Nkrumah was more than just a leader who wanted to free Africa from the grips of colonialism. He was a strong political theorist whose writing is studied to this day, as well as a strong voice in the then-emerging wave of African socialism, which the film name-checks but fails to delve into any deeper. Instead, the film builds up Nkrumah’s more universalist idea for a United States of Africa, which took some inspiration from America, without ever digging into the socialist ideology that undergirded it. What the film presents is a sanitized account of a revolutionary, a controversial figure made palatable for a liberal Western audience in the same way Nelson Mandela’s memory has been largely washed of his association with violent rebellion and forceful, left-wing thought. Even Hesse’s history with Nkrumah is sanitized, at times suggesting he was a close confidant and supporter, while glossing over the fact that the cinematographer continued working for the government that ousted him.
“The Eyes of Ghana” is ultimately a film about politics made with a liberal-style anti-politics.
When it comes time to address the coup against Nkrumah — which is widely understood by many to have been either aided or effectively managed by the U.S. — the film finally pays some lip service to the unfortunate realities of his rule. A complicated figure, Nkrumah quickly began making enemies after taking office, in particular due to his anti-tribalism, which eventually led him to jail thousands of political opponents. He also established, through the construction of monuments and other propaganda efforts, something that looked not far from a cult of personality. These failings, which have been debated for decades, helped set the stage for his military overthrow, and though the film does bring up these criticisms, it does so without much detail, and essentially as a sop to those who might question its otherwise saintly account. Hesse practically shrugs while telling the audience that it’s up to us to decide. A documentary more genuinely interested in truth would have attempted to reckon with these contradictions rather than waving it all away as something for the audience to sort through themselves, presumably by doing their own outside research.
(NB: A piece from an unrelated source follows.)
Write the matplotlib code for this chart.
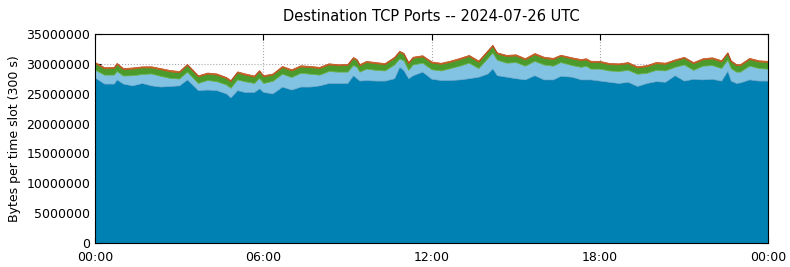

The involvement of the Obamas in the film speaks, in a way, to its lack of both depth and teeth. “The Eyes of Ghana” is ultimately a film about politics made with a liberal-style anti-politics. Nkrumah was a great leader who needs to be remembered, but apparently only in the most vague, unchallenging terms. A real look into the mechanics of his industrial nationalization policies, or the unique perspectives of African socialists in contrast with their European Marxist counterparts is absent. Including that would require dealing with the ins and outs of revolutionary left-wing discourse rather than spending valuable running time on feel-good stunts like the restoration of the Rex Theater and a screening celebrating Hesse’s career. It’s the money and resources expended, too — on the quality of the lighting and camera, the bombastic score and bringing the theater back to life — all of which might have been better spent on actually restoring Hesse’s mountains of untouched film reels to gain real historical insight instead of yet another self-congratulatory and ultimately, hollow crowd-pleaser.